The asset management industry is experiencing a rise in M&A activity in 2024, with big players like Magellan, Regal Partners, and Pinnacle all making moves in this space. Offshore, over 80 transactions have been completed this year, with more than half involving alternative investment managers, according to a report by Piper Sandler in September.

Looking at local transactions, around 25 deals have taken place so far, with multi-affiliate acquirers, private equity firms, and asset managers making up the bulk of these transactions.

During a recent webinar, Scarcity Partners’ managing partner, Adrian Whittingham, indicated that the actual volume of transactions could be even higher than reported, showing a clear interest and demand in this sector. However, Whittingham advised against rushing into deals, emphasizing the importance of aligning strategic, cultural, and long-term growth goals to ensure sustainable value for investors and shareholders.

He pointed out that listed companies may seem appealing due to the readily available information, but completing a transaction doesn’t guarantee immediate growth. It’s crucial to consider the long-term implications of any deal to ensure it benefits all stakeholders involved.

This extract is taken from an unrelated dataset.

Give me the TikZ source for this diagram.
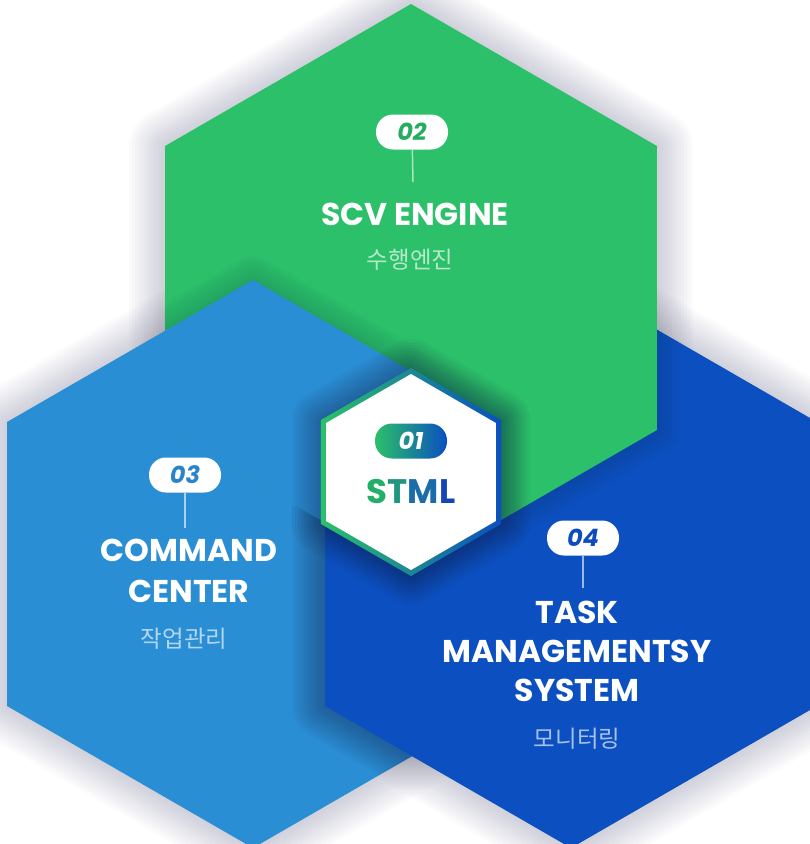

Earlier this year, Morningstar highlighted how active asset managers are exploring niche asset classes to diversify their product offerings. Their Q3 industry pulse report for fund management noted that recent business successes were mainly driven by interest in non-traditional asset classes like private debt, private equity, and specialized fixed-income strategies, compared to weak interest in equities managed by traditional methods.